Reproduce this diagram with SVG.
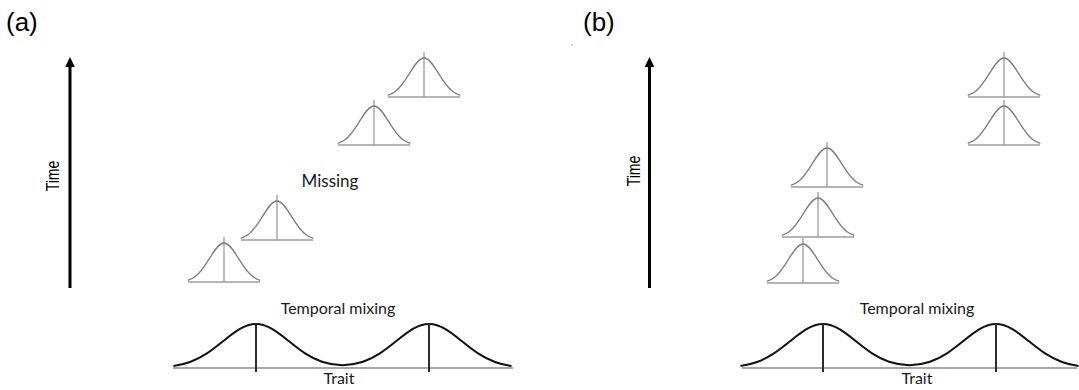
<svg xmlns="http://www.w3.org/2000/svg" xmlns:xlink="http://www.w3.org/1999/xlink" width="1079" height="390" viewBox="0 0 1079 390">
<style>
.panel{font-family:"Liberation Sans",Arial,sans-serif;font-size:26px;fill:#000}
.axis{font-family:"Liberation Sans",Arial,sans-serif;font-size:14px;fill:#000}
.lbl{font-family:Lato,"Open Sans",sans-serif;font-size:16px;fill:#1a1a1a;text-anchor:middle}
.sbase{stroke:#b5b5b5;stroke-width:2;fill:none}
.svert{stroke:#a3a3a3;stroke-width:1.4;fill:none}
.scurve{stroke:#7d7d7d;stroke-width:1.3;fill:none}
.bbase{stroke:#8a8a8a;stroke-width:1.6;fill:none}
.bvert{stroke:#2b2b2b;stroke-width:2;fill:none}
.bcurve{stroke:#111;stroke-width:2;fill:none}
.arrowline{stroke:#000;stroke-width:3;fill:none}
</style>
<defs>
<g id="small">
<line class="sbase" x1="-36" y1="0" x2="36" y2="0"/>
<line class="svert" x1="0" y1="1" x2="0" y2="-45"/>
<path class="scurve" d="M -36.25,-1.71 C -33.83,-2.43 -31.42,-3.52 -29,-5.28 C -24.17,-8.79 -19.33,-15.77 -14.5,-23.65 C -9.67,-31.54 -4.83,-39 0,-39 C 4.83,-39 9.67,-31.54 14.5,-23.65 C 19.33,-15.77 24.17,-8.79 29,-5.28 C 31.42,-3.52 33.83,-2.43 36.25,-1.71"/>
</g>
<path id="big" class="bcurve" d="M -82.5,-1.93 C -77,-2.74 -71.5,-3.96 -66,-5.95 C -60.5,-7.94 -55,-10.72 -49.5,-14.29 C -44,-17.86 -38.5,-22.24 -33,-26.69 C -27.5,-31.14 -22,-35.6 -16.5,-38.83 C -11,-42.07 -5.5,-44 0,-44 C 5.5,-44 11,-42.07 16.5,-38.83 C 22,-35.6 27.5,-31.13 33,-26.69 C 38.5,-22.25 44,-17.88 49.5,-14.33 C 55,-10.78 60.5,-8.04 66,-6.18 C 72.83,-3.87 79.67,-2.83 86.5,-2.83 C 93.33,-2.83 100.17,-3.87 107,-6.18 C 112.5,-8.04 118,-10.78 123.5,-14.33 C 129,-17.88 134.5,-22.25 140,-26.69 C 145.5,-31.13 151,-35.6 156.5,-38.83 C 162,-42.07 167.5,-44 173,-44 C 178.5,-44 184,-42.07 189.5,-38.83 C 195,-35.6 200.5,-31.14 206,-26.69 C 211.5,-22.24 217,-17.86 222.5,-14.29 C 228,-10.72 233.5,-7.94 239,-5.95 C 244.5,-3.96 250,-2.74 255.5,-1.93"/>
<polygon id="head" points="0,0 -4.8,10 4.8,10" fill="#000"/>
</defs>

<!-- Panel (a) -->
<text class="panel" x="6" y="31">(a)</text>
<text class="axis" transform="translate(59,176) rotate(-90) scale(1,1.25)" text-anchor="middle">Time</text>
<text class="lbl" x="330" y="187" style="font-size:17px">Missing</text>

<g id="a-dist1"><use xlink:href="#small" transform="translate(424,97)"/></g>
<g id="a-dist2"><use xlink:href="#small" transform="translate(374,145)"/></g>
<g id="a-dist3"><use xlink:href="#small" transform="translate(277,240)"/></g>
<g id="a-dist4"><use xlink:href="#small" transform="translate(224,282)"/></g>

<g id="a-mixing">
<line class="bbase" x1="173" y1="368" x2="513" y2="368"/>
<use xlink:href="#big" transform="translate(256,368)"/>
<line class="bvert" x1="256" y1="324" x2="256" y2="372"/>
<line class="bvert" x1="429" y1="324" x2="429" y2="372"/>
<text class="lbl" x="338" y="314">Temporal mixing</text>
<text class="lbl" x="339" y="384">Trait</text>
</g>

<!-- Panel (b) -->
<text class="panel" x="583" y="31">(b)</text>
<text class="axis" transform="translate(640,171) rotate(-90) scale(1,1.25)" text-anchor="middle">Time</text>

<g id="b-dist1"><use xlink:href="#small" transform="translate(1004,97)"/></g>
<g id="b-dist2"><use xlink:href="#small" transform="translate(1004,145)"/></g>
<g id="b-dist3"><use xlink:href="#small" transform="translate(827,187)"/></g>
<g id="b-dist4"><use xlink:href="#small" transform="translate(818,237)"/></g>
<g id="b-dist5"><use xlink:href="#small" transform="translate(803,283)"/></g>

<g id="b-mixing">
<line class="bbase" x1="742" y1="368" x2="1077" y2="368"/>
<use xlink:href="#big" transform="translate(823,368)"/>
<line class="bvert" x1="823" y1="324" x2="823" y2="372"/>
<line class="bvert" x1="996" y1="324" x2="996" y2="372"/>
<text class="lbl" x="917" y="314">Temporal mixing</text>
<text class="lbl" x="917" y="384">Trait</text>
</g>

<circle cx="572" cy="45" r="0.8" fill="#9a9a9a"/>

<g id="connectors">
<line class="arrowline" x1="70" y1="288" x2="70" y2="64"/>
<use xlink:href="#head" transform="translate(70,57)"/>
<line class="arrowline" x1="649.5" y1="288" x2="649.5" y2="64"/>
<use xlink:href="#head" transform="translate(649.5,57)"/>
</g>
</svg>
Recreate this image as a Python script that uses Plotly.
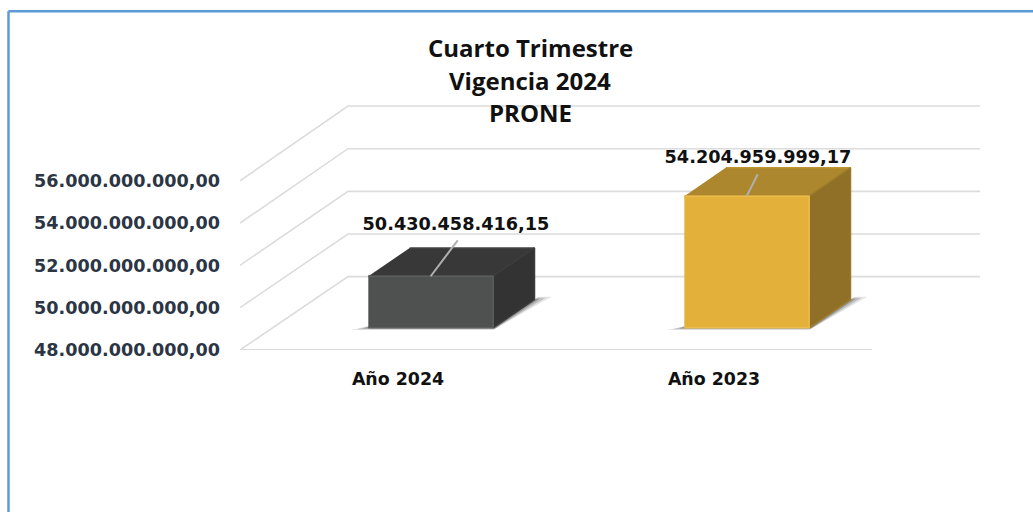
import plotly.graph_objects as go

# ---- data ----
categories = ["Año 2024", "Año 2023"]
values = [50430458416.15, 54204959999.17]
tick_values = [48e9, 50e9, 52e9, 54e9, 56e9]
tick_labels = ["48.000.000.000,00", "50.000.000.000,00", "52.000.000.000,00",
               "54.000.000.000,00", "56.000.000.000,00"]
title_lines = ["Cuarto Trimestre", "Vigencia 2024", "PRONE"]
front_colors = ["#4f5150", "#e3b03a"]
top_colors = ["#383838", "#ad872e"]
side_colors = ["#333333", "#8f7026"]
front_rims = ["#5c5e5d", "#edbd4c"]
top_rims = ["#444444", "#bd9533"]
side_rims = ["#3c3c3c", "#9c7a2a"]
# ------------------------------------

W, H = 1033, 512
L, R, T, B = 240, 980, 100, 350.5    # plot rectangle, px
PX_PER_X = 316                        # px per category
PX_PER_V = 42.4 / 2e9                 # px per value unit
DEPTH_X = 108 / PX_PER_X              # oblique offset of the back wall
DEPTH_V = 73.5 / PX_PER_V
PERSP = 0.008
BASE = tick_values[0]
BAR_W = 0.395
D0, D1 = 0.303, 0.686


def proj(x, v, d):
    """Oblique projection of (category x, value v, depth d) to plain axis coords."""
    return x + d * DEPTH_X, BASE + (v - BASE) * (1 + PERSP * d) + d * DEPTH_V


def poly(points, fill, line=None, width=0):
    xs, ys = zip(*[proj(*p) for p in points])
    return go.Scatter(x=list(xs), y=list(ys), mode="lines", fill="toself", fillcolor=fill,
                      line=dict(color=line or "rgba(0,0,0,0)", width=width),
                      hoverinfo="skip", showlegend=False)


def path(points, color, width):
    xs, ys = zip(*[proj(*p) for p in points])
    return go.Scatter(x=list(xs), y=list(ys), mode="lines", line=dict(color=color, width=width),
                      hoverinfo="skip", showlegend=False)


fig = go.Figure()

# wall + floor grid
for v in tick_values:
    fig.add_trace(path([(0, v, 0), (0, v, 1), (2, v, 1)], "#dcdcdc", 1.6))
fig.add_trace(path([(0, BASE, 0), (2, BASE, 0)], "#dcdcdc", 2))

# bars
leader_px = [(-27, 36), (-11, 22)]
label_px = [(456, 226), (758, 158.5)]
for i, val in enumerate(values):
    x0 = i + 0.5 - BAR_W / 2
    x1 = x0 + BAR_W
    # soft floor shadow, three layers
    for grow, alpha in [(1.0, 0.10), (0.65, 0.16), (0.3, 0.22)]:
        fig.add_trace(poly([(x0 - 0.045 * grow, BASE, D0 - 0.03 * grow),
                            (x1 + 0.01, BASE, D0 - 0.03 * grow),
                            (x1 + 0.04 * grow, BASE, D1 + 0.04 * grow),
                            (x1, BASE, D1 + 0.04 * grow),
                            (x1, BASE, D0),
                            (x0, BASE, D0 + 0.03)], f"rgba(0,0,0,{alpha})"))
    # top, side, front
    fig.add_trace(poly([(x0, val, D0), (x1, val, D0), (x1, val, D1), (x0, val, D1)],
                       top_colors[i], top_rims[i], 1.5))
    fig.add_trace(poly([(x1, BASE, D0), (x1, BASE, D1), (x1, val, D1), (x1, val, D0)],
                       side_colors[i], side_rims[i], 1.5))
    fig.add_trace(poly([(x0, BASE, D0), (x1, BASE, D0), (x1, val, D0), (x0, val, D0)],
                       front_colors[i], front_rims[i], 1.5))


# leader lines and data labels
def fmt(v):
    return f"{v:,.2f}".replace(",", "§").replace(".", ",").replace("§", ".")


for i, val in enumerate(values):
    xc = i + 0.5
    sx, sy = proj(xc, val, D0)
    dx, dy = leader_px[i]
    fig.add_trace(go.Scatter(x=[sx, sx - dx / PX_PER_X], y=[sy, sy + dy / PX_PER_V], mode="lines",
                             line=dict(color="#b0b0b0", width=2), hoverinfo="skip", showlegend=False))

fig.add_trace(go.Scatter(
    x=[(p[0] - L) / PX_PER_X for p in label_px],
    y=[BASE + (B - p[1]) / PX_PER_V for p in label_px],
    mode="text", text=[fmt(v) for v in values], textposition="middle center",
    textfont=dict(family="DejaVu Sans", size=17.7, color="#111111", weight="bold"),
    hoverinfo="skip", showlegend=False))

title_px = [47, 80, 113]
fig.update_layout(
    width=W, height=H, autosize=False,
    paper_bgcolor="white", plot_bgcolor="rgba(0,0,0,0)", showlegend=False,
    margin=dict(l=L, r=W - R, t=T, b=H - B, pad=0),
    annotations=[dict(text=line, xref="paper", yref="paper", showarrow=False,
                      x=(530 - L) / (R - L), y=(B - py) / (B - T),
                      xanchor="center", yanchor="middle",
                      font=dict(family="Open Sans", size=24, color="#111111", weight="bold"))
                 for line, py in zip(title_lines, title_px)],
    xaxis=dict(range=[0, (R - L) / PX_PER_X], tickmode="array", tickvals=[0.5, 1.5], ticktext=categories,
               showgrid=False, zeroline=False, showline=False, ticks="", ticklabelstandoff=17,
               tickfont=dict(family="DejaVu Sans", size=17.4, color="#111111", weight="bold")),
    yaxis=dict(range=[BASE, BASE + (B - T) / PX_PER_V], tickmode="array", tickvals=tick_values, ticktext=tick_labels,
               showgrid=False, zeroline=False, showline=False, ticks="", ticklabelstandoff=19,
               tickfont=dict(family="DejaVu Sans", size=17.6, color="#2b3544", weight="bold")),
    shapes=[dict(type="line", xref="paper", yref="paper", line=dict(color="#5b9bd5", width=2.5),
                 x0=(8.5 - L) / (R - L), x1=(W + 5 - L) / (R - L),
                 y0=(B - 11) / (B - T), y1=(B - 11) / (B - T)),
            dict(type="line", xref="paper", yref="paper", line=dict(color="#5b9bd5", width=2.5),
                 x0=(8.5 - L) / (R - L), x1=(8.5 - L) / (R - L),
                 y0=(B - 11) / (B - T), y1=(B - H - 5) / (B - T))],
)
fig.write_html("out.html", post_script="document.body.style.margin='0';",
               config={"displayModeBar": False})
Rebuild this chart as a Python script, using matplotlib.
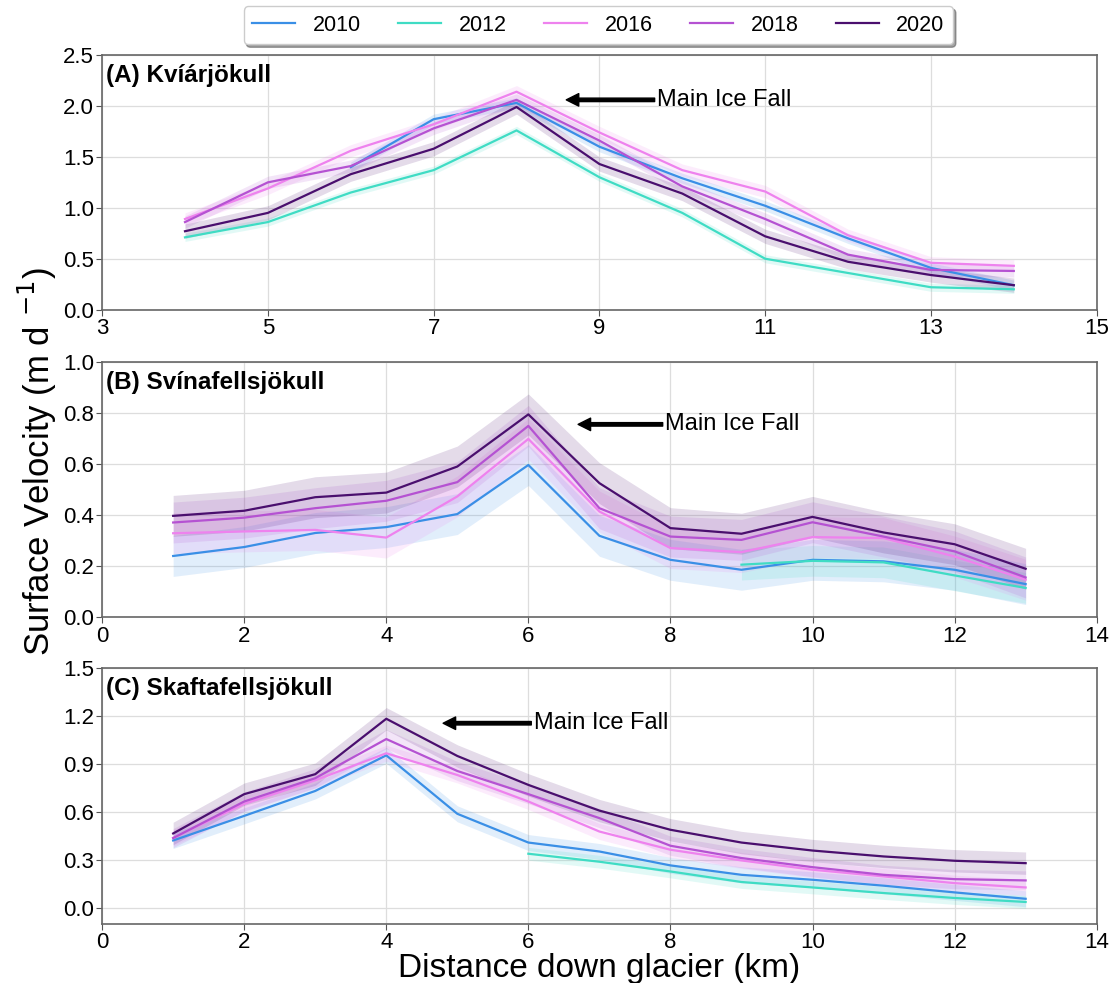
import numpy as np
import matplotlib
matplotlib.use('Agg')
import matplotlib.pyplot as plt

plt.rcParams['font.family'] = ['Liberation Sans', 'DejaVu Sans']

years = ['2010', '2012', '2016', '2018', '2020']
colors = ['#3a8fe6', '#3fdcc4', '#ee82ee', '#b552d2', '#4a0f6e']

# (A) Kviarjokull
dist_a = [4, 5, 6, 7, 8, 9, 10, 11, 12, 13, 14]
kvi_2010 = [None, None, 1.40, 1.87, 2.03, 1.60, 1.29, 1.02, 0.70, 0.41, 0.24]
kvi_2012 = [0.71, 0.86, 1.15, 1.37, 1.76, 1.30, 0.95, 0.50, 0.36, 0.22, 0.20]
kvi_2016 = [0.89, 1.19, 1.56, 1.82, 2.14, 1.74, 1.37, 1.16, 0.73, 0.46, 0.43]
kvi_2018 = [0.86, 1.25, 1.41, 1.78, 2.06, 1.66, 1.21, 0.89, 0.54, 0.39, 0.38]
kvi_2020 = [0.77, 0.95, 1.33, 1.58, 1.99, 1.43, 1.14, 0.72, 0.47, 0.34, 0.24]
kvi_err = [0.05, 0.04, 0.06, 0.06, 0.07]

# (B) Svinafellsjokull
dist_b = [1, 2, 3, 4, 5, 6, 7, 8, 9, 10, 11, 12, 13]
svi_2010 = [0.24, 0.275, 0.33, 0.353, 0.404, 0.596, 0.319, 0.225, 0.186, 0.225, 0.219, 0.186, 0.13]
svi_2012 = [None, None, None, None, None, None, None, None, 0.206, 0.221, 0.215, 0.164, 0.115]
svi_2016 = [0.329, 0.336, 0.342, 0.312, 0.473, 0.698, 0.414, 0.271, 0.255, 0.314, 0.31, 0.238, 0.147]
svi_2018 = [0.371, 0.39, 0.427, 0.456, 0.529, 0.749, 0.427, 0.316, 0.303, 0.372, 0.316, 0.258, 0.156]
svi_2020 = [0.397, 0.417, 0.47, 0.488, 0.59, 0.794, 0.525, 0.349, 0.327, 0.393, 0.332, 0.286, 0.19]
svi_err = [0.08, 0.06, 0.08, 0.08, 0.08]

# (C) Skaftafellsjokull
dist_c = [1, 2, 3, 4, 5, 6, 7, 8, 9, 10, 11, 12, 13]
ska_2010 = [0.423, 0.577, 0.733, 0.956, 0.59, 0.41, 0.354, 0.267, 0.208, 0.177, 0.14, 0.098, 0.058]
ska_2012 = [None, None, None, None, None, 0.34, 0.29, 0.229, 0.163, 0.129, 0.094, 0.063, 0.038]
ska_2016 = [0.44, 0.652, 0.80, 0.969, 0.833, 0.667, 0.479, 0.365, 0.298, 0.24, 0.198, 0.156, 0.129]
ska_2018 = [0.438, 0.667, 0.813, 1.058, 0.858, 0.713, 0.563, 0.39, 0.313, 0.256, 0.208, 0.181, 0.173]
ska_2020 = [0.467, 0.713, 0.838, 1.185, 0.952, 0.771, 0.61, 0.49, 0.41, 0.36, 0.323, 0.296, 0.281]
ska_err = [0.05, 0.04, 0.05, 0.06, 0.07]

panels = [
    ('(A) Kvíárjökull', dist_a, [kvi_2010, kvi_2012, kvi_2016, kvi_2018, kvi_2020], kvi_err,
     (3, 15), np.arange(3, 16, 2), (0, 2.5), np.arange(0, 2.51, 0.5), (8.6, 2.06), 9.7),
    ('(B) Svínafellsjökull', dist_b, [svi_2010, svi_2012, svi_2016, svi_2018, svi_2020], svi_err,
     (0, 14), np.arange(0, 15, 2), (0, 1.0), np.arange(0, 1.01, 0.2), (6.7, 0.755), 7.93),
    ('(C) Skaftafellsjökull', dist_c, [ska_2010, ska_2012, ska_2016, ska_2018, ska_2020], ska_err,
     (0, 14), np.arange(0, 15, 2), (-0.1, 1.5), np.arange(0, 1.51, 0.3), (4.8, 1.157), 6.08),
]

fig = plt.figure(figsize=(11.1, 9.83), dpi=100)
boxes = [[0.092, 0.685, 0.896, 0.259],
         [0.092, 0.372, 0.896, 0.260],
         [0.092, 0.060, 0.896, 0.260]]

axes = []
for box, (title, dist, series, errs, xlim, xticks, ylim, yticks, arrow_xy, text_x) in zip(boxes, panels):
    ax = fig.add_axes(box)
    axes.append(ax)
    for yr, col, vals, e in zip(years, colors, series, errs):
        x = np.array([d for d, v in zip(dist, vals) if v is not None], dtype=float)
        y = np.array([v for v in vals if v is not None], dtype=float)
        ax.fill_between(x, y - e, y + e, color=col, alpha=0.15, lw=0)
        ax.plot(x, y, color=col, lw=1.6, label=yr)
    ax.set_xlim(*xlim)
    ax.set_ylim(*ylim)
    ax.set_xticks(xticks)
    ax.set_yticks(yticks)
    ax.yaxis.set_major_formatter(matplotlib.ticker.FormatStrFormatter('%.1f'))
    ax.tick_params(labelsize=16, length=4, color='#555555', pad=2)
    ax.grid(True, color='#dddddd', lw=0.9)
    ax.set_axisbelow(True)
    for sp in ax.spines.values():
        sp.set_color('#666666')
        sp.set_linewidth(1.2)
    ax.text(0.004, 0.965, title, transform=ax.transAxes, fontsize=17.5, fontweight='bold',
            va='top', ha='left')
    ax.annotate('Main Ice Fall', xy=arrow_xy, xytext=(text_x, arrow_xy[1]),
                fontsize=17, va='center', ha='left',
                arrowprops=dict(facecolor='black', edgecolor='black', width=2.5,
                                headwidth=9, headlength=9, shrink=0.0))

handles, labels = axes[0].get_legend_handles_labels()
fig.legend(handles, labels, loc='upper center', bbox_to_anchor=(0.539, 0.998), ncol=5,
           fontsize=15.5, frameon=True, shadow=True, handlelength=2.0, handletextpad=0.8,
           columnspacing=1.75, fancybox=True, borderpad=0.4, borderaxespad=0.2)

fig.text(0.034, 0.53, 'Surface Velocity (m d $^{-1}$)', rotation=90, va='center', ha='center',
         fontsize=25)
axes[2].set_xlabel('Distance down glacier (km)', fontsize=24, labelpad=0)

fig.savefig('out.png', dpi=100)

◇ ◇ ◇ ◇ ◇

Exercise requirements = Extract the part of the records that opens with the line containing "Recreate this image" and closes with the line containing "D0, D1 = 0.303, 0.686". Take only those lines, exactly, and no pictures.

Answer to this problem =
Recreate this image as a Python script that uses Plotly.
import plotly.graph_objects as go

# ---- data ----
categories = ["Año 2024", "Año 2023"]
values = [50430458416.15, 54204959999.17]
tick_values = [48e9, 50e9, 52e9, 54e9, 56e9]
tick_labels = ["48.000.000.000,00", "50.000.000.000,00", "52.000.000.000,00",
               "54.000.000.000,00", "56.000.000.000,00"]
title_lines = ["Cuarto Trimestre", "Vigencia 2024", "PRONE"]
front_colors = ["#4f5150", "#e3b03a"]
top_colors = ["#383838", "#ad872e"]
side_colors = ["#333333", "#8f7026"]
front_rims = ["#5c5e5d", "#edbd4c"]
top_rims = ["#444444", "#bd9533"]
side_rims = ["#3c3c3c", "#9c7a2a"]
# ------------------------------------

W, H = 1033, 512
L, R, T, B = 240, 980, 100, 350.5    # plot rectangle, px
PX_PER_X = 316                        # px per category
PX_PER_V = 42.4 / 2e9                 # px per value unit
DEPTH_X = 108 / PX_PER_X              # oblique offset of the back wall
DEPTH_V = 73.5 / PX_PER_V
PERSP = 0.008
BASE = tick_values[0]
BAR_W = 0.395
D0, D1 = 0.303, 0.686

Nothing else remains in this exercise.